The village takes up 1 square mile on a peninsula.
The exhibit's organizer, Lynne Boezaart, has orchestrated several exhibits in her three years as a museum volunteer. She grew up in Grand Haven but lived in Spring Lake for more than four decades.
“I read that Spring Lake Village is celebrating its sesquicentennial this year,” Boezaart said. “The wheels started turning. I thought maybe we could do something a little different this summer. The museum was very open to the idea.”
Museum representatives contacted Spring Lake artists to gauge their interest.
There are 11 artists' works on display, including Boezaart's. Other artists include: Aziza Abbasi, Deborah Bowen, Carol Cousineau, Christi Dreese, Mary Lanka, Jackie Lozicki, Nancy MacLachlan, Catherine McClung, Janice Paulson and Carol Brauer Schmidt.
“We're working in a variety of mediums,” Boezaart said. “There's oil, watercolor, graphite/pencil, oil pastel and chalk pastel. It's really fun to see all of them together. There's a lot of blue.”
Boezaart noted that many artists chose blue to represent the village's water element.
“In Spring Lake, if you're not on the water, you don't have to go too far before you're going to run into it,” she said. “A number of the artists live on the Grand River or on Spring Lake itself.”
All participating artists reside in the village or Spring Lake Township.
Village artist Aziza Abbasi, who created a painting of Stan's Bar, said she's proud to be part of the exhibit. Abbasi, who was born in Pakistan, was commissioned by the village last summer to create a painting of the 150-plus-year-old oak tree in front of the Spring Lake Intermediate School prior to its removal.
“I am participating (in this exhibit) because it's about Spring Lake,” she said. “I love to represent my village in any positive way I can. I have lived in Spring Lake for the last 19 years. My kids grew up here. The people around me gave me courage to show my art and to come forward and represent it. Respect and love are the basics for anyone to move further, and that's what helped me to survive and stay in this beautiful village of this wonderful country.”
Boezaart said she was thrilled Abbasi chose Stan's as her theme.
“Stan's Bar is as iconic as the lake itself," Boezaart said. "I'm glad she included that.”

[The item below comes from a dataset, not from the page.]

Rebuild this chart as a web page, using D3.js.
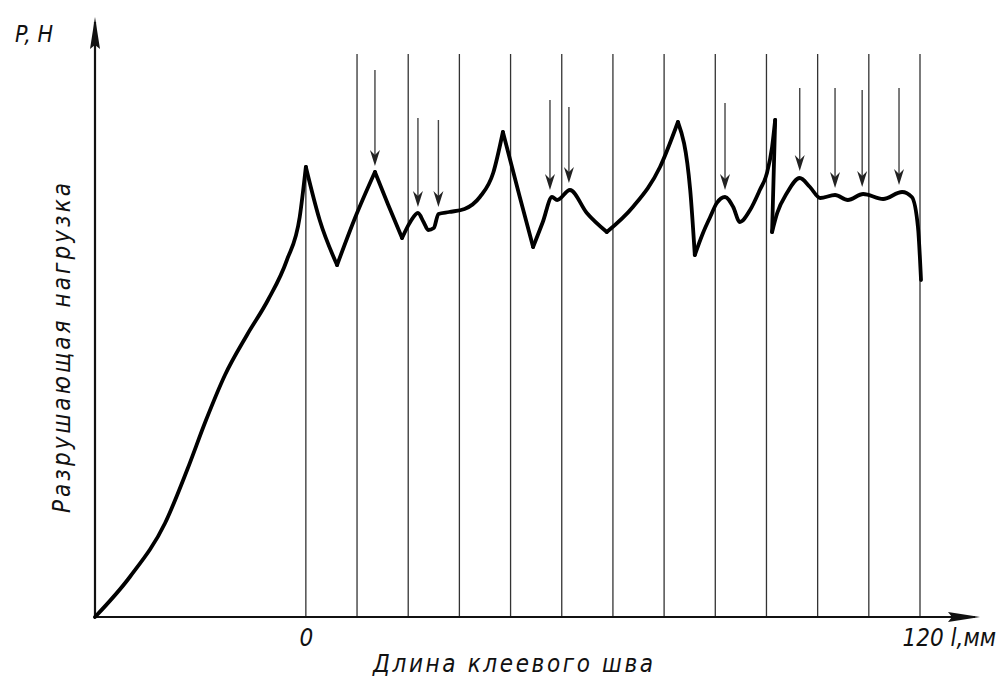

A great number of participants are “open air” artists, according to Boezaart, meaning they set up a canvas in the outdoors and paint the scene before them.
“For those of us who do paint open-air, there are locations that we frequent, like Tanglefoot Park and Mill Point Park,” she said. “I think that people would not be at all surprised to see open air artists set up along the boardwalk or along the river. We do that routinely.”
Boezaart said Northwest Ottawa County is a beautiful place to paint.
“We're really fortunate as artists to not only have the dunes and all of the Ottawa County parks, but really right out our back doors we have these fabulous views of the Grand River, the islands in the Grand and the sailboats in Spring Lake,” she said. “There's a marvelous one of Lakeside Beach.”